THE EXERCISE — Below is a listing to write out in full, exactly as given, without its pictures.

━━━ DATA BLOCK

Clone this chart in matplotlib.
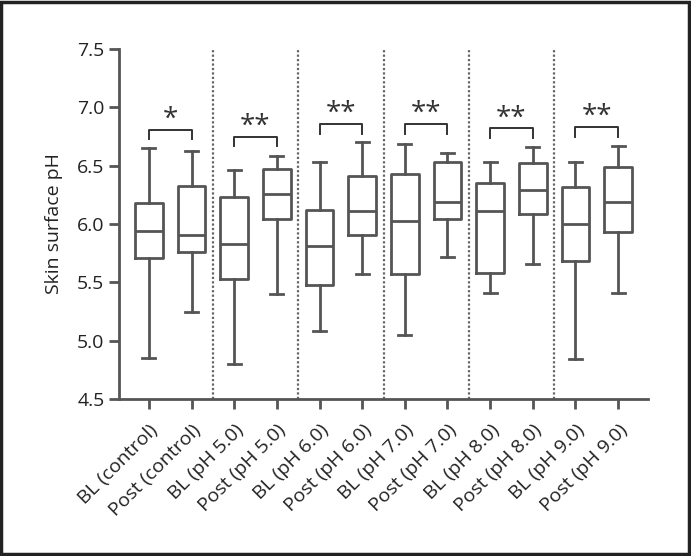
import matplotlib
matplotlib.use("Agg")
import matplotlib.pyplot as plt
from matplotlib.patches import Rectangle

plt.rcParams['font.family'] = ['Open Sans', 'DejaVu Sans']

labels = ["BL (control)", "Post (control)", "BL (pH 5.0)", "Post (pH 5.0)",
          "BL (pH 6.0)", "Post (pH 6.0)", "BL (pH 7.0)", "Post (pH 7.0)",
          "BL (pH 8.0)", "Post (pH 8.0)", "BL (pH 9.0)", "Post (pH 9.0)"]
whislo = [4.85, 5.25, 4.80, 5.40, 5.08, 5.57, 5.05, 5.72, 5.41, 5.66, 4.84, 5.41]
q1     = [5.71, 5.76, 5.53, 6.04, 5.48, 5.91, 5.57, 6.04, 5.58, 6.09, 5.68, 5.93]
med    = [5.94, 5.91, 5.83, 6.26, 5.81, 6.11, 6.03, 6.19, 6.11, 6.29, 6.00, 6.19]
q3     = [6.18, 6.33, 6.23, 6.47, 6.12, 6.41, 6.43, 6.53, 6.35, 6.52, 6.32, 6.49]
whishi = [6.65, 6.63, 6.46, 6.58, 6.53, 6.70, 6.69, 6.61, 6.53, 6.66, 6.53, 6.67]

bracket_y = [6.81, 6.75, 6.86, 6.86, 6.82, 6.83]
bracket_txt = ["*", "**", "**", "**", "**", "**"]

fig = plt.figure(figsize=(6.91, 5.56), dpi=100)
ax = fig.add_axes([119/691, 1 - 399/556, (648 - 119)/691, (399 - 49)/556])

line_c = "#555555"
stats = []
for i in range(len(labels)):
    stats.append(dict(whislo=whislo[i], q1=q1[i], med=med[i], q3=q3[i],
                      whishi=whishi[i], fliers=[], label=labels[i]))
ax.bxp(stats, positions=range(len(labels)), widths=0.65, capwidths=0.30,
       showfliers=False, patch_artist=False,
       boxprops=dict(color=line_c, linewidth=2),
       whiskerprops=dict(color=line_c, linewidth=2),
       capprops=dict(color=line_c, linewidth=2),
       medianprops=dict(color=line_c, linewidth=2))

for g in range(1, 6):
    ax.axvline(2 * g - 0.5, color="#666666", linestyle=(0, (1, 1)), linewidth=1.6, zorder=0)

for g in range(6):
    x0, x1 = 2 * g, 2 * g + 1
    yb = bracket_y[g]
    ax.plot([x0, x0, x1, x1], [yb - 0.085, yb, yb, yb - 0.085], color="#333333", linewidth=1.4)
    ax.text((x0 + x1) / 2, yb - 0.035, bracket_txt[g], ha="center", va="bottom",
            fontsize=20, color="#333333")

ax.set_xlim(-0.7, 11.7)
ax.set_ylim(4.5, 7.5)
ax.set_yticks([4.5, 5.0, 5.5, 6.0, 6.5, 7.0, 7.5])
ax.set_yticklabels(["4.5", "5.0", "5.5", "6.0", "6.5", "7.0", "7.5"])
ax.set_xticks(range(len(labels)))
ax.set_xticklabels(labels, rotation=45, ha="right", rotation_mode="anchor")
ax.spines["top"].set_visible(False)
ax.spines["right"].set_visible(False)
for s in ("left", "bottom"):
    ax.spines[s].set_color(line_c)
    ax.spines[s].set_linewidth(2)
ax.tick_params(axis="both", colors=line_c, width=2, length=7, labelsize=14,
               labelcolor="#222222")
ax.tick_params(axis="x", pad=9)
ax.set_ylabel("Skin surface pH", fontsize=14, color="#222222", labelpad=10)

fig.patches.append(Rectangle((0.002, 0.003), 0.995, 0.994, transform=fig.transFigure,
                             fill=False, edgecolor="#222222", linewidth=2.5))

fig.savefig("out.png", dpi=100)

━━━━━━

RESULT OF THE EXERCISE —
Clone this chart in matplotlib.
import matplotlib
matplotlib.use("Agg")
import matplotlib.pyplot as plt
from matplotlib.patches import Rectangle

plt.rcParams['font.family'] = ['Open Sans', 'DejaVu Sans']

labels = ["BL (control)", "Post (control)", "BL (pH 5.0)", "Post (pH 5.0)",
          "BL (pH 6.0)", "Post (pH 6.0)", "BL (pH 7.0)", "Post (pH 7.0)",
          "BL (pH 8.0)", "Post (pH 8.0)", "BL (pH 9.0)", "Post (pH 9.0)"]
whislo = [4.85, 5.25, 4.80, 5.40, 5.08, 5.57, 5.05, 5.72, 5.41, 5.66, 4.84, 5.41]
q1     = [5.71, 5.76, 5.53, 6.04, 5.48, 5.91, 5.57, 6.04, 5.58, 6.09, 5.68, 5.93]
med    = [5.94, 5.91, 5.83, 6.26, 5.81, 6.11, 6.03, 6.19, 6.11, 6.29, 6.00, 6.19]
q3     = [6.18, 6.33, 6.23, 6.47, 6.12, 6.41, 6.43, 6.53, 6.35, 6.52, 6.32, 6.49]
whishi = [6.65, 6.63, 6.46, 6.58, 6.53, 6.70, 6.69, 6.61, 6.53, 6.66, 6.53, 6.67]

bracket_y = [6.81, 6.75, 6.86, 6.86, 6.82, 6.83]
bracket_txt = ["*", "**", "**", "**", "**", "**"]

fig = plt.figure(figsize=(6.91, 5.56), dpi=100)
ax = fig.add_axes([119/691, 1 - 399/556, (648 - 119)/691, (399 - 49)/556])

line_c = "#555555"
stats = []
for i in range(len(labels)):
    stats.append(dict(whislo=whislo[i], q1=q1[i], med=med[i], q3=q3[i],
                      whishi=whishi[i], fliers=[], label=labels[i]))
ax.bxp(stats, positions=range(len(labels)), widths=0.65, capwidths=0.30,
       showfliers=False, patch_artist=False,
       boxprops=dict(color=line_c, linewidth=2),
       whiskerprops=dict(color=line_c, linewidth=2),
       capprops=dict(color=line_c, linewidth=2),
       medianprops=dict(color=line_c, linewidth=2))

for g in range(1, 6):
    ax.axvline(2 * g - 0.5, color="#666666", linestyle=(0, (1, 1)), linewidth=1.6, zorder=0)

for g in range(6):
    x0, x1 = 2 * g, 2 * g + 1
    yb = bracket_y[g]
    ax.plot([x0, x0, x1, x1], [yb - 0.085, yb, yb, yb - 0.085], color="#333333", linewidth=1.4)
    ax.text((x0 + x1) / 2, yb - 0.035, bracket_txt[g], ha="center", va="bottom",
            fontsize=20, color="#333333")

ax.set_xlim(-0.7, 11.7)
ax.set_ylim(4.5, 7.5)
ax.set_yticks([4.5, 5.0, 5.5, 6.0, 6.5, 7.0, 7.5])
ax.set_yticklabels(["4.5", "5.0", "5.5", "6.0", "6.5", "7.0", "7.5"])
ax.set_xticks(range(len(labels)))
ax.set_xticklabels(labels, rotation=45, ha="right", rotation_mode="anchor")
ax.spines["top"].set_visible(False)
ax.spines["right"].set_visible(False)
for s in ("left", "bottom"):
    ax.spines[s].set_color(line_c)
    ax.spines[s].set_linewidth(2)
ax.tick_params(axis="both", colors=line_c, width=2, length=7, labelsize=14,
               labelcolor="#222222")
ax.tick_params(axis="x", pad=9)
ax.set_ylabel("Skin surface pH", fontsize=14, color="#222222", labelpad=10)

fig.patches.append(Rectangle((0.002, 0.003), 0.995, 0.994, transform=fig.transFigure,
                             fill=False, edgecolor="#222222", linewidth=2.5))

fig.savefig("out.png", dpi=100)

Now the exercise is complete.